REQUIREMENT ::
Repeat the lines below exactly as they appear, but leave out the images.

SOURCE MATERIAL ::
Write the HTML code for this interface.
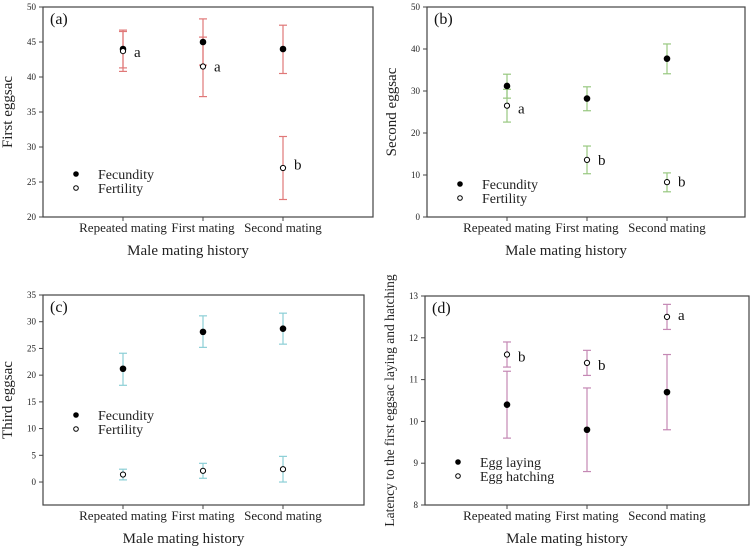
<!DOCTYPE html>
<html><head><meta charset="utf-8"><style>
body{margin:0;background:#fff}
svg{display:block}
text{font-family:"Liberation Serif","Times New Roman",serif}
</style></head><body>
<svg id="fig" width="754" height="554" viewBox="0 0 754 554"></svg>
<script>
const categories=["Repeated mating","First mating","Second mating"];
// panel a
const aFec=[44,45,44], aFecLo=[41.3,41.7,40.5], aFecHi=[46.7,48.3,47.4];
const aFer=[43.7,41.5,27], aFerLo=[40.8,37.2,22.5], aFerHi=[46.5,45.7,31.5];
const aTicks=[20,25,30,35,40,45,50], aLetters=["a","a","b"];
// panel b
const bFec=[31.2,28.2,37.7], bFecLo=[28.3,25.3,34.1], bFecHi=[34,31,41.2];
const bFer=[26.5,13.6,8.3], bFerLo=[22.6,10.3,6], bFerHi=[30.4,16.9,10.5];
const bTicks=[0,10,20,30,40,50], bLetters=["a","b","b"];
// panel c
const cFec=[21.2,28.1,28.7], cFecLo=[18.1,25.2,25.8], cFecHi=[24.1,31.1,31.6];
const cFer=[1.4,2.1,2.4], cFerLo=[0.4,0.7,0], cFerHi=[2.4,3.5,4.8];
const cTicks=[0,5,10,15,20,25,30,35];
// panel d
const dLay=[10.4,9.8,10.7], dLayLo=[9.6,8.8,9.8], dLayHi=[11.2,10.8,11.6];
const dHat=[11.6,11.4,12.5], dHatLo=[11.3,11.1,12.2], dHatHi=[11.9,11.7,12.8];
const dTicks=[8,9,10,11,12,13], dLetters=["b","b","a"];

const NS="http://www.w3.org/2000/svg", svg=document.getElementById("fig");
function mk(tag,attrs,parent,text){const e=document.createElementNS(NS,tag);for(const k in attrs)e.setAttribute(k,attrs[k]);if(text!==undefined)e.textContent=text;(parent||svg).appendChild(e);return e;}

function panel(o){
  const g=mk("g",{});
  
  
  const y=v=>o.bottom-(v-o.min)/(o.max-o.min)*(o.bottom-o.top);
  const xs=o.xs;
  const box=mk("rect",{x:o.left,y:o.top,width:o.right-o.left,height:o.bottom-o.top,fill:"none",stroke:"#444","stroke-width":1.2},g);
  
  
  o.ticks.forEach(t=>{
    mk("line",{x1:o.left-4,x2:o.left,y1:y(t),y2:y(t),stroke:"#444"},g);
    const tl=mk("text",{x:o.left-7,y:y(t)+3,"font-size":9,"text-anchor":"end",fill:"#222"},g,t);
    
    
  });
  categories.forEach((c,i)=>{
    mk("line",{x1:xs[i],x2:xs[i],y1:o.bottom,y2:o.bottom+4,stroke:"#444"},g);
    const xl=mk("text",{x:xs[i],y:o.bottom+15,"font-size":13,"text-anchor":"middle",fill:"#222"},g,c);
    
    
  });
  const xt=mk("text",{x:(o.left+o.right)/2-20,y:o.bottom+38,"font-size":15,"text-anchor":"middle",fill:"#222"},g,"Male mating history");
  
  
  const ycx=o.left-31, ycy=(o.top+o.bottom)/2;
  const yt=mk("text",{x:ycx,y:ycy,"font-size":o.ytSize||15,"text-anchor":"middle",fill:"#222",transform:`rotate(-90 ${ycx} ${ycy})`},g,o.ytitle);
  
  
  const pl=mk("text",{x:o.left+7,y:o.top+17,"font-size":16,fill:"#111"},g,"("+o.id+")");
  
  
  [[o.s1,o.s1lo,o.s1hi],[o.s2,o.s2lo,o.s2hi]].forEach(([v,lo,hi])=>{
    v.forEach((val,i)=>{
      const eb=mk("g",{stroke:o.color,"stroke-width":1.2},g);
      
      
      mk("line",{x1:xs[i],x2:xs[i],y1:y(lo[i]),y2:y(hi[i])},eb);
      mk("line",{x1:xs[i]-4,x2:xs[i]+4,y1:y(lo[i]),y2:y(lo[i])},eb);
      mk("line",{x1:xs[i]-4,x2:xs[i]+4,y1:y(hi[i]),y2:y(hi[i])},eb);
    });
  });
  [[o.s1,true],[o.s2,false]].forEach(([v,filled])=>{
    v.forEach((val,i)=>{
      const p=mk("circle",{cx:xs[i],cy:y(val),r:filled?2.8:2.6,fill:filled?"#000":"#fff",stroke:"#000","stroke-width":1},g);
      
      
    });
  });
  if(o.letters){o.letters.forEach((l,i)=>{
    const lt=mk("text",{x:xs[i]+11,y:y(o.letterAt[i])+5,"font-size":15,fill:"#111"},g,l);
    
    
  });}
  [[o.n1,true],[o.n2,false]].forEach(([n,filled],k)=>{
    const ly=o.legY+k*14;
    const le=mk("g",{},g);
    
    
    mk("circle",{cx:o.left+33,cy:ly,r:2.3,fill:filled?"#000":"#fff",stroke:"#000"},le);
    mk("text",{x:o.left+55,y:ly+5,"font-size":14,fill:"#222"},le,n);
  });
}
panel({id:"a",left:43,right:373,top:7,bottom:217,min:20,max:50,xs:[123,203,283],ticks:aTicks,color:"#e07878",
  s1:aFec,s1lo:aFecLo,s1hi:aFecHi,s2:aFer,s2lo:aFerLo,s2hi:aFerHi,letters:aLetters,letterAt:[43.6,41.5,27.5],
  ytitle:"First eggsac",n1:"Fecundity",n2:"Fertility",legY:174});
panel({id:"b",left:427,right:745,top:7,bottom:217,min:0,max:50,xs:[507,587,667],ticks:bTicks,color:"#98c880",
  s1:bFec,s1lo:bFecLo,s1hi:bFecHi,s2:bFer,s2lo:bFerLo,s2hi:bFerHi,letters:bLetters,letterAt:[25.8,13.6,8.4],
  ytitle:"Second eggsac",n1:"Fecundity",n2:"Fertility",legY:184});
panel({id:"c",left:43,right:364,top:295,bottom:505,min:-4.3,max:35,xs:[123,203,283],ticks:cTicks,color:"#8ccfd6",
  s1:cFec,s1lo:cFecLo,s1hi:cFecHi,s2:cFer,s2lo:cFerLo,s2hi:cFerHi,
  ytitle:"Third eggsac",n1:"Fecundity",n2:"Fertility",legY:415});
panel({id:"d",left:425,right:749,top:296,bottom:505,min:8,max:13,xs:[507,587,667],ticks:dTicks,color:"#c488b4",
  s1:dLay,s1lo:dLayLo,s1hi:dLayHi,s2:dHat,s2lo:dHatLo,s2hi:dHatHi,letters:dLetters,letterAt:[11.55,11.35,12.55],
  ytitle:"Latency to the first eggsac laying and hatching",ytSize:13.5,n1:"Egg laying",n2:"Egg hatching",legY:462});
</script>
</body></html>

WRITTEN ANSWER ::
Write the HTML code for this interface.
<!DOCTYPE html>
<html><head><meta charset="utf-8"><style>
body{margin:0;background:#fff}
svg{display:block}
text{font-family:"Liberation Serif","Times New Roman",serif}
</style></head><body>
<svg id="fig" width="754" height="554" viewBox="0 0 754 554"></svg>
<script>
const categories=["Repeated mating","First mating","Second mating"];
// panel a
const aFec=[44,45,44], aFecLo=[41.3,41.7,40.5], aFecHi=[46.7,48.3,47.4];
const aFer=[43.7,41.5,27], aFerLo=[40.8,37.2,22.5], aFerHi=[46.5,45.7,31.5];
const aTicks=[20,25,30,35,40,45,50], aLetters=["a","a","b"];
// panel b
const bFec=[31.2,28.2,37.7], bFecLo=[28.3,25.3,34.1], bFecHi=[34,31,41.2];
const bFer=[26.5,13.6,8.3], bFerLo=[22.6,10.3,6], bFerHi=[30.4,16.9,10.5];
const bTicks=[0,10,20,30,40,50], bLetters=["a","b","b"];
// panel c
const cFec=[21.2,28.1,28.7], cFecLo=[18.1,25.2,25.8], cFecHi=[24.1,31.1,31.6];
const cFer=[1.4,2.1,2.4], cFerLo=[0.4,0.7,0], cFerHi=[2.4,3.5,4.8];
const cTicks=[0,5,10,15,20,25,30,35];
// panel d
const dLay=[10.4,9.8,10.7], dLayLo=[9.6,8.8,9.8], dLayHi=[11.2,10.8,11.6];
const dHat=[11.6,11.4,12.5], dHatLo=[11.3,11.1,12.2], dHatHi=[11.9,11.7,12.8];
const dTicks=[8,9,10,11,12,13], dLetters=["b","b","a"];

const NS="http://www.w3.org/2000/svg", svg=document.getElementById("fig");
function mk(tag,attrs,parent,text){const e=document.createElementNS(NS,tag);for(const k in attrs)e.setAttribute(k,attrs[k]);if(text!==undefined)e.textContent=text;(parent||svg).appendChild(e);return e;}

function panel(o){
  const g=mk("g",{});
  
  
  const y=v=>o.bottom-(v-o.min)/(o.max-o.min)*(o.bottom-o.top);
  const xs=o.xs;
  const box=mk("rect",{x:o.left,y:o.top,width:o.right-o.left,height:o.bottom-o.top,fill:"none",stroke:"#444","stroke-width":1.2},g);
  
  
  o.ticks.forEach(t=>{
    mk("line",{x1:o.left-4,x2:o.left,y1:y(t),y2:y(t),stroke:"#444"},g);
    const tl=mk("text",{x:o.left-7,y:y(t)+3,"font-size":9,"text-anchor":"end",fill:"#222"},g,t);
    
    
  });
  categories.forEach((c,i)=>{
    mk("line",{x1:xs[i],x2:xs[i],y1:o.bottom,y2:o.bottom+4,stroke:"#444"},g);
    const xl=mk("text",{x:xs[i],y:o.bottom+15,"font-size":13,"text-anchor":"middle",fill:"#222"},g,c);
    
    
  });
  const xt=mk("text",{x:(o.left+o.right)/2-20,y:o.bottom+38,"font-size":15,"text-anchor":"middle",fill:"#222"},g,"Male mating history");
  
  
  const ycx=o.left-31, ycy=(o.top+o.bottom)/2;
  const yt=mk("text",{x:ycx,y:ycy,"font-size":o.ytSize||15,"text-anchor":"middle",fill:"#222",transform:`rotate(-90 ${ycx} ${ycy})`},g,o.ytitle);
  
  
  const pl=mk("text",{x:o.left+7,y:o.top+17,"font-size":16,fill:"#111"},g,"("+o.id+")");
  
  
  [[o.s1,o.s1lo,o.s1hi],[o.s2,o.s2lo,o.s2hi]].forEach(([v,lo,hi])=>{
    v.forEach((val,i)=>{
      const eb=mk("g",{stroke:o.color,"stroke-width":1.2},g);
      
      
      mk("line",{x1:xs[i],x2:xs[i],y1:y(lo[i]),y2:y(hi[i])},eb);
      mk("line",{x1:xs[i]-4,x2:xs[i]+4,y1:y(lo[i]),y2:y(lo[i])},eb);
      mk("line",{x1:xs[i]-4,x2:xs[i]+4,y1:y(hi[i]),y2:y(hi[i])},eb);
    });
  });
  [[o.s1,true],[o.s2,false]].forEach(([v,filled])=>{
    v.forEach((val,i)=>{
      const p=mk("circle",{cx:xs[i],cy:y(val),r:filled?2.8:2.6,fill:filled?"#000":"#fff",stroke:"#000","stroke-width":1},g);
      
      
    });
  });
  if(o.letters){o.letters.forEach((l,i)=>{
    const lt=mk("text",{x:xs[i]+11,y:y(o.letterAt[i])+5,"font-size":15,fill:"#111"},g,l);
    
    
  });}
  [[o.n1,true],[o.n2,false]].forEach(([n,filled],k)=>{
    const ly=o.legY+k*14;
    const le=mk("g",{},g);
    
    
    mk("circle",{cx:o.left+33,cy:ly,r:2.3,fill:filled?"#000":"#fff",stroke:"#000"},le);
    mk("text",{x:o.left+55,y:ly+5,"font-size":14,fill:"#222"},le,n);
  });
}
panel({id:"a",left:43,right:373,top:7,bottom:217,min:20,max:50,xs:[123,203,283],ticks:aTicks,color:"#e07878",
  s1:aFec,s1lo:aFecLo,s1hi:aFecHi,s2:aFer,s2lo:aFerLo,s2hi:aFerHi,letters:aLetters,letterAt:[43.6,41.5,27.5],
  ytitle:"First eggsac",n1:"Fecundity",n2:"Fertility",legY:174});
panel({id:"b",left:427,right:745,top:7,bottom:217,min:0,max:50,xs:[507,587,667],ticks:bTicks,color:"#98c880",
  s1:bFec,s1lo:bFecLo,s1hi:bFecHi,s2:bFer,s2lo:bFerLo,s2hi:bFerHi,letters:bLetters,letterAt:[25.8,13.6,8.4],
  ytitle:"Second eggsac",n1:"Fecundity",n2:"Fertility",legY:184});
panel({id:"c",left:43,right:364,top:295,bottom:505,min:-4.3,max:35,xs:[123,203,283],ticks:cTicks,color:"#8ccfd6",
  s1:cFec,s1lo:cFecLo,s1hi:cFecHi,s2:cFer,s2lo:cFerLo,s2hi:cFerHi,
  ytitle:"Third eggsac",n1:"Fecundity",n2:"Fertility",legY:415});
panel({id:"d",left:425,right:749,top:296,bottom:505,min:8,max:13,xs:[507,587,667],ticks:dTicks,color:"#c488b4",
  s1:dLay,s1lo:dLayLo,s1hi:dLayHi,s2:dHat,s2lo:dHatLo,s2hi:dHatHi,letters:dLetters,letterAt:[11.55,11.35,12.55],
  ytitle:"Latency to the first eggsac laying and hatching",ytSize:13.5,n1:"Egg laying",n2:"Egg hatching",legY:462});
</script>
</body></html>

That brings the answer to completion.